• Article Photo. Members Emma Martz, Shad Brooks and Darrel Flanders plant a tree in the plains of Custer State Park.
    Members Emma Martz, Shad Brooks and Darrel Flanders plant a tree in the plains of Custer State Park.

 

By: Nicholas Meyers

 

Cedar 5 was met with rolling hills, green trees and a sky of blue as they arrived in Custer, South Dakota. on May 3. As they travelled it wasn’t hard to spot the brown patches in the sea of green forests caused by the plight of a native species gone rampant, the mountain pine beetle. The NCCC team had arrived to help Custer State Park rangers to eradicate the beetle infestation.
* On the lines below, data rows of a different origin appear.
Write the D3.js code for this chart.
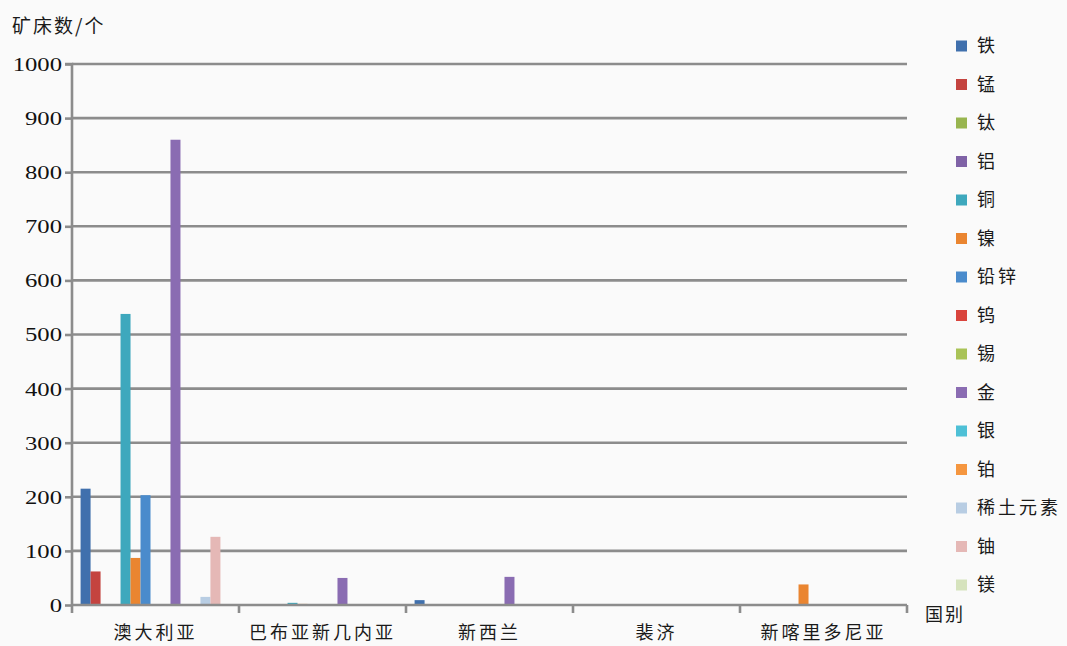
<!DOCTYPE html>
<html>
<head>
<meta charset="utf-8">
<script src="https://cdn.jsdelivr.net/npm/d3@7"></script>
<style>
  html, body { margin: 0; padding: 0; background: #fafafa; }
  svg { display: block; }
</style>
</head>
<body>
<svg id="chart" width="1067" height="646"></svg>
<script>
// Countries along the x axis
const countries = ["澳大利亚", "巴布亚新几内亚", "新西兰", "裴济", "新喀里多尼亚"];

// Deposit counts per mineral, in the same order as the countries
const iron      = [215, 0, 9, 0, 0];
const manganese = [62, 0, 0, 0, 0];
const titanium  = [0, 0, 0, 0, 0];
const aluminium = [0, 0, 0, 0, 0];
const copper    = [538, 4, 0, 0, 0];
const nickel    = [87, 2, 0, 0, 38];
const leadZinc  = [203, 0, 0, 0, 0];
const tungsten  = [0, 0, 0, 0, 0];
const tin       = [0, 0, 0, 0, 0];
const gold      = [860, 50, 52, 0, 0];
const silver    = [0, 0, 0, 0, 0];
const platinum  = [0, 0, 0, 0, 0];
const rareEarth = [15, 0, 0, 0, 0];
const uranium   = [126, 0, 0, 0, 0];
const magnesium = [0, 0, 0, 0, 0];

const mineralNames = ["铁", "锰", "钛", "铝", "铜", "镍", "铅锌", "钨", "锡", "金", "银", "铂", "稀土元素", "铀", "镁"];
const mineralValues = [iron, manganese, titanium, aluminium, copper, nickel, leadZinc,
                       tungsten, tin, gold, silver, platinum, rareEarth, uranium, magnesium];
const mineralColors = ["#4070ad", "#c4433f", "#98b54f", "#7f62a6", "#3ea8bd", "#ea8530",
                       "#4a8bcc", "#d9443d", "#a9c357", "#8a6cb2", "#4ec0d6", "#f5963f",
                       "#b8cde3", "#e5b8b6", "#d6e3bd"];

const yTicks = [0, 100, 200, 300, 400, 500, 600, 700, 800, 900, 1000];

const svg = d3.select("#chart");
const margin = { left: 72, right: 907, top: 64, bottom: 605 };

const x0 = d3.scaleBand().domain(countries).range([margin.left, margin.right]).padding(0);
const x1 = d3.scaleBand().domain(d3.range(mineralNames.length))
  .range([0, x0.bandwidth()]).paddingInner(0).paddingOuter(0.86);
const y = d3.scaleLinear().domain([0, 1000]).range([margin.bottom, margin.top]);

const gridColor = "#8c8c8c";

// Horizontal gridlines
svg.append("g").selectAll("line")
  .data(yTicks.filter(d => d > 0))
  .join("line")
  .attr("x1", margin.left).attr("x2", margin.right)
  .attr("y1", d => y(d)).attr("y2", d => y(d))
  .attr("stroke", gridColor).attr("stroke-width", 2.6);

// Bars
const table = countries.map((c, ci) => ({
  country: c,
  values: mineralValues.map((arr, mi) => ({ mi, v: arr[ci] }))
}));

svg.append("g").selectAll("g")
  .data(table)
  .join("g")
  .attr("transform", d => `translate(${x0(d.country)},0)`)
  .selectAll("rect")
  .data(d => d.values.filter(e => e.v > 0))
  .join("rect")
  .attr("x", d => x1(d.mi))
  .attr("width", x1.bandwidth())
  .attr("y", d => y(d.v))
  .attr("height", d => y(0) - y(d.v))
  .attr("fill", d => mineralColors[d.mi]);

// Y axis
const yAxis = d3.axisLeft(y).tickValues(yTicks).tickFormat(d3.format("d")).tickSize(7).tickPadding(3);
const gy = svg.append("g").attr("transform", `translate(${margin.left},0)`).call(yAxis);
gy.select(".domain").attr("stroke", gridColor).attr("stroke-width", 2.6)
  .attr("d", `M-7,${y(1000)}H0V${y(0)}`);
gy.selectAll(".tick line").attr("stroke", gridColor).attr("stroke-width", 2.6);
gy.selectAll(".tick text")
  .attr("font-family", "'Liberation Serif', 'Times New Roman', serif")
  .attr("font-size", 19)
  .attr("fill", "#111")
  .attr("x", 0)
  .attr("dy", "0.34em")
  .attr("transform", "translate(-10,0) scale(1.3,1)");

// X axis
const xAxis = d3.axisBottom(x0).tickSize(0).tickPadding(0);
const gx = svg.append("g").attr("transform", `translate(0,${margin.bottom})`).call(xAxis);
gx.select(".domain").attr("stroke", gridColor).attr("stroke-width", 2.6)
  .attr("d", `M${margin.left},0H${margin.right}`);
gx.selectAll(".tick text")
  .attr("font-family", "'Noto Sans CJK SC', sans-serif")
  .attr("font-size", 18)
  .attr("letter-spacing", "3px")
  .attr("fill", "#1a1a1a")
  .attr("y", 28)
  .attr("dy", "0.35em");
// Category boundary ticks
gx.append("g").selectAll("line")
  .data(countries.map(c => x0(c)).concat([margin.right]))
  .join("line")
  .attr("x1", d => d).attr("x2", d => d)
  .attr("y1", 0).attr("y2", 8)
  .attr("stroke", gridColor).attr("stroke-width", 2.6);

// Axis titles
svg.append("text")
  .attr("x", 12).attr("y", 33)
  .attr("font-family", "'Noto Sans CJK SC', sans-serif")
  .attr("font-size", 19).attr("letter-spacing", "2px")
  .attr("fill", "#1a1a1a")
  .text("矿床数/个");

svg.append("text")
  .attr("x", 925).attr("y", 621)
  .attr("font-family", "'Noto Sans CJK SC', sans-serif")
  .attr("font-size", 18).attr("letter-spacing", "2px")
  .attr("fill", "#1a1a1a")
  .text("国别");

// Legend
const legend = svg.append("g").selectAll("g")
  .data(mineralNames)
  .join("g")
  .attr("transform", (d, i) => `translate(956,${46 + i * 38.5})`);
legend.append("rect")
  .attr("x", 0).attr("y", -5.5).attr("width", 11).attr("height", 11)
  .attr("fill", (d, i) => mineralColors[i]);
legend.append("text")
  .attr("x", 21).attr("y", 0).attr("dy", "0.36em")
  .attr("font-family", "'Noto Sans CJK SC', sans-serif")
  .attr("font-size", 18).attr("letter-spacing", "3px")
  .attr("fill", "#1a1a1a")
  .text(d => d);
</script>
</body>
</html>
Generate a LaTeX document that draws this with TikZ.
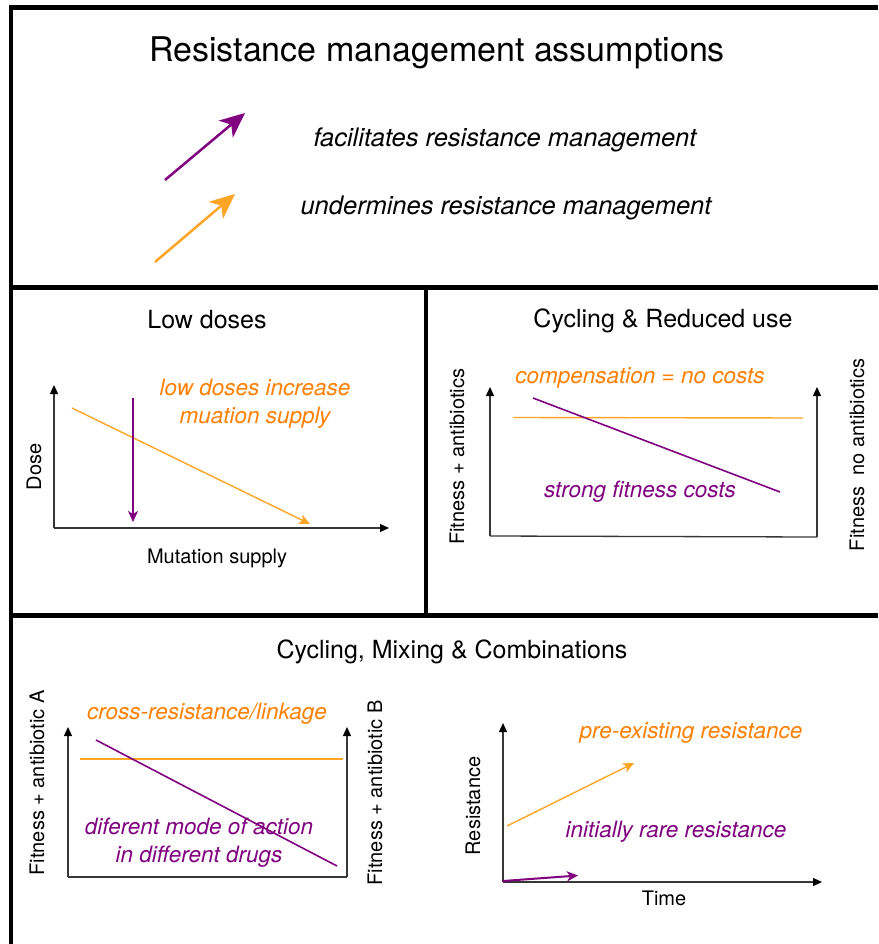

Cedar 5 spent much of their time clearing up brush left as the aftermath of an extensive, park-wide offense on the beetle.

 

State park rangers have come up with several methods to kill the beetles. One is baiting and girdling trees, which attracts beetles to a tree and then kills them. Another method is cutting and chunking, which is cutting up infested trees and exposing beetles to sunlight to kill them. Cedar 5 spent the majority of their time visiting burn piles in which the infested trees were gathered and destroyed. At these sites, the team would plant a seed mix of natural grasses in order to restore the environment to its natural state. The team also planted over 240 trees along a prairie ravine. While there is still much work to be done, Cedar 5 was happy to help preserve the beautiful environment of the Black Hills.

 

In the past 103 years, state park rangers in the United States as well as natural resource organizations in Canada have been battling the biggest outbreak of mountain pine beetles in recorded history, which is ten times bigger than anything North America has seen before. Due to recent changes in state and national forest management, many natural forest fires have been suppressed by human intervention. Only in the past few decades have park rangers realized that forest fires are a natural part of a forest’s life cycle. Now, due to increased forest density and warmer winters as a result of global climate change, the forests have become the perfect environment for the mountain pine beetle to thrive.